:: Aim of the exercise ::
Make an exact copy of the lines, leaving the pictures out.

:: Recorded data ::
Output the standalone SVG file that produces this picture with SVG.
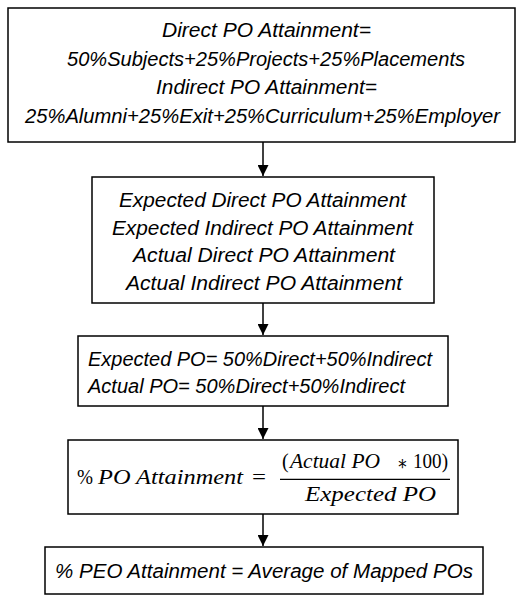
<svg xmlns="http://www.w3.org/2000/svg" width="523" height="597" viewBox="0 0 523 597">
<style>
.box{fill:#fff;stroke:#000;stroke-width:1.5}
.t{font-family:"Liberation Sans",Arial,sans-serif;font-style:italic;font-size:19.5px;fill:#000}
.m{font-family:"Liberation Serif","DejaVu Serif",serif;font-size:20px;fill:#000}
.mi{font-style:italic}
.c{stroke:#000;stroke-width:1.5;fill:none}
</style>
<defs>
<marker id="ah" markerUnits="userSpaceOnUse" markerWidth="11" markerHeight="11" viewBox="0 0 11 11" refX="11" refY="5.5" orient="auto">
<path d="M0,0 L11,5.5 L0,11 z" fill="#000"/>
</marker>
</defs>
<rect width="523" height="597" fill="#fff"/>
<g id="connectors">
<line class="c" x1="263" y1="142" x2="263" y2="176" marker-end="url(#ah)"/>
<line class="c" x1="263" y1="303" x2="263" y2="335" marker-end="url(#ah)"/>
<line class="c" x1="263" y1="406" x2="263" y2="439" marker-end="url(#ah)"/>
<line class="c" x1="263" y1="514" x2="263" y2="546" marker-end="url(#ah)"/>
</g>
<g id="node1">
<rect class="box" x="8" y="8" width="507" height="134"/>
<text class="t" x="162" y="37" textLength="209" lengthAdjust="spacingAndGlyphs">Direct PO Attainment=</text>
<text class="t" x="67" y="65.5" textLength="398" lengthAdjust="spacingAndGlyphs">50%Subjects+25%Projects+25%Placements</text>
<text class="t" x="156" y="94" textLength="221" lengthAdjust="spacingAndGlyphs">Indirect PO Attainment=</text>
<text class="t" x="25" y="122.5" textLength="475" lengthAdjust="spacingAndGlyphs">25%Alumni+25%Exit+25%Curriculum+25%Employer</text>
</g>
<g id="node2">
<rect class="box" x="92" y="177" width="342" height="126"/>
<text class="t" x="119" y="206.5" textLength="287" lengthAdjust="spacingAndGlyphs">Expected Direct PO Attainment</text>
<text class="t" x="112" y="234.5" textLength="301" lengthAdjust="spacingAndGlyphs">Expected Indirect PO Attainment</text>
<text class="t" x="133" y="262" textLength="262" lengthAdjust="spacingAndGlyphs">Actual Direct PO Attainment</text>
<text class="t" x="126" y="290" textLength="276" lengthAdjust="spacingAndGlyphs">Actual Indirect PO Attainment</text>
</g>
<g id="node3">
<rect class="box" x="78" y="336" width="370" height="70"/>
<text class="t" x="88" y="365.5" textLength="344" lengthAdjust="spacingAndGlyphs">Expected PO= 50%Direct+50%Indirect</text>
<text class="t" x="88" y="393" textLength="317" lengthAdjust="spacingAndGlyphs">Actual PO= 50%Direct+50%Indirect</text>
</g>
<g id="node4">
<rect class="box" x="68" y="440" width="390" height="74"/>
<text class="m" x="77" y="484" textLength="16" lengthAdjust="spacingAndGlyphs">%</text>
<text class="m mi" x="98" y="484" textLength="145" lengthAdjust="spacingAndGlyphs">PO Attainment</text>
<text class="m" x="252" y="484" textLength="14" lengthAdjust="spacingAndGlyphs">=</text>
<text class="m" x="282" y="468">(</text>
<text class="m mi" x="290" y="468" textLength="90" lengthAdjust="spacingAndGlyphs">Actual PO</text>
<text class="m" x="397" y="469.5" textLength="11" lengthAdjust="spacingAndGlyphs">∗</text>
<text class="m" x="413" y="468" textLength="35" lengthAdjust="spacingAndGlyphs">100)</text>
<line x1="280" y1="479.3" x2="450" y2="479.3" stroke="#000" stroke-width="1.3"/>
<text class="m mi" x="305" y="500.7" textLength="131" lengthAdjust="spacingAndGlyphs">Expected PO</text>
</g>
<g id="node5">
<rect class="box" x="45" y="547" width="438" height="47"/>
<text class="t" x="55" y="578" textLength="418" lengthAdjust="spacingAndGlyphs">% PEO Attainment = Average of Mapped POs</text>
</g>
</svg>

:: Exercise output ::
Output the standalone SVG file that produces this picture with SVG.
<svg xmlns="http://www.w3.org/2000/svg" width="523" height="597" viewBox="0 0 523 597">
<style>
.box{fill:#fff;stroke:#000;stroke-width:1.5}
.t{font-family:"Liberation Sans",Arial,sans-serif;font-style:italic;font-size:19.5px;fill:#000}
.m{font-family:"Liberation Serif","DejaVu Serif",serif;font-size:20px;fill:#000}
.mi{font-style:italic}
.c{stroke:#000;stroke-width:1.5;fill:none}
</style>
<defs>
<marker id="ah" markerUnits="userSpaceOnUse" markerWidth="11" markerHeight="11" viewBox="0 0 11 11" refX="11" refY="5.5" orient="auto">
<path d="M0,0 L11,5.5 L0,11 z" fill="#000"/>
</marker>
</defs>
<rect width="523" height="597" fill="#fff"/>
<g id="connectors">
<line class="c" x1="263" y1="142" x2="263" y2="176" marker-end="url(#ah)"/>
<line class="c" x1="263" y1="303" x2="263" y2="335" marker-end="url(#ah)"/>
<line class="c" x1="263" y1="406" x2="263" y2="439" marker-end="url(#ah)"/>
<line class="c" x1="263" y1="514" x2="263" y2="546" marker-end="url(#ah)"/>
</g>
<g id="node1">
<rect class="box" x="8" y="8" width="507" height="134"/>
<text class="t" x="162" y="37" textLength="209" lengthAdjust="spacingAndGlyphs">Direct PO Attainment=</text>
<text class="t" x="67" y="65.5" textLength="398" lengthAdjust="spacingAndGlyphs">50%Subjects+25%Projects+25%Placements</text>
<text class="t" x="156" y="94" textLength="221" lengthAdjust="spacingAndGlyphs">Indirect PO Attainment=</text>
<text class="t" x="25" y="122.5" textLength="475" lengthAdjust="spacingAndGlyphs">25%Alumni+25%Exit+25%Curriculum+25%Employer</text>
</g>
<g id="node2">
<rect class="box" x="92" y="177" width="342" height="126"/>
<text class="t" x="119" y="206.5" textLength="287" lengthAdjust="spacingAndGlyphs">Expected Direct PO Attainment</text>
<text class="t" x="112" y="234.5" textLength="301" lengthAdjust="spacingAndGlyphs">Expected Indirect PO Attainment</text>
<text class="t" x="133" y="262" textLength="262" lengthAdjust="spacingAndGlyphs">Actual Direct PO Attainment</text>
<text class="t" x="126" y="290" textLength="276" lengthAdjust="spacingAndGlyphs">Actual Indirect PO Attainment</text>
</g>
<g id="node3">
<rect class="box" x="78" y="336" width="370" height="70"/>
<text class="t" x="88" y="365.5" textLength="344" lengthAdjust="spacingAndGlyphs">Expected PO= 50%Direct+50%Indirect</text>
<text class="t" x="88" y="393" textLength="317" lengthAdjust="spacingAndGlyphs">Actual PO= 50%Direct+50%Indirect</text>
</g>
<g id="node4">
<rect class="box" x="68" y="440" width="390" height="74"/>
<text class="m" x="77" y="484" textLength="16" lengthAdjust="spacingAndGlyphs">%</text>
<text class="m mi" x="98" y="484" textLength="145" lengthAdjust="spacingAndGlyphs">PO Attainment</text>
<text class="m" x="252" y="484" textLength="14" lengthAdjust="spacingAndGlyphs">=</text>
<text class="m" x="282" y="468">(</text>
<text class="m mi" x="290" y="468" textLength="90" lengthAdjust="spacingAndGlyphs">Actual PO</text>
<text class="m" x="397" y="469.5" textLength="11" lengthAdjust="spacingAndGlyphs">∗</text>
<text class="m" x="413" y="468" textLength="35" lengthAdjust="spacingAndGlyphs">100)</text>
<line x1="280" y1="479.3" x2="450" y2="479.3" stroke="#000" stroke-width="1.3"/>
<text class="m mi" x="305" y="500.7" textLength="131" lengthAdjust="spacingAndGlyphs">Expected PO</text>
</g>
<g id="node5">
<rect class="box" x="45" y="547" width="438" height="47"/>
<text class="t" x="55" y="578" textLength="418" lengthAdjust="spacingAndGlyphs">% PEO Attainment = Average of Mapped POs</text>
</g>
</svg>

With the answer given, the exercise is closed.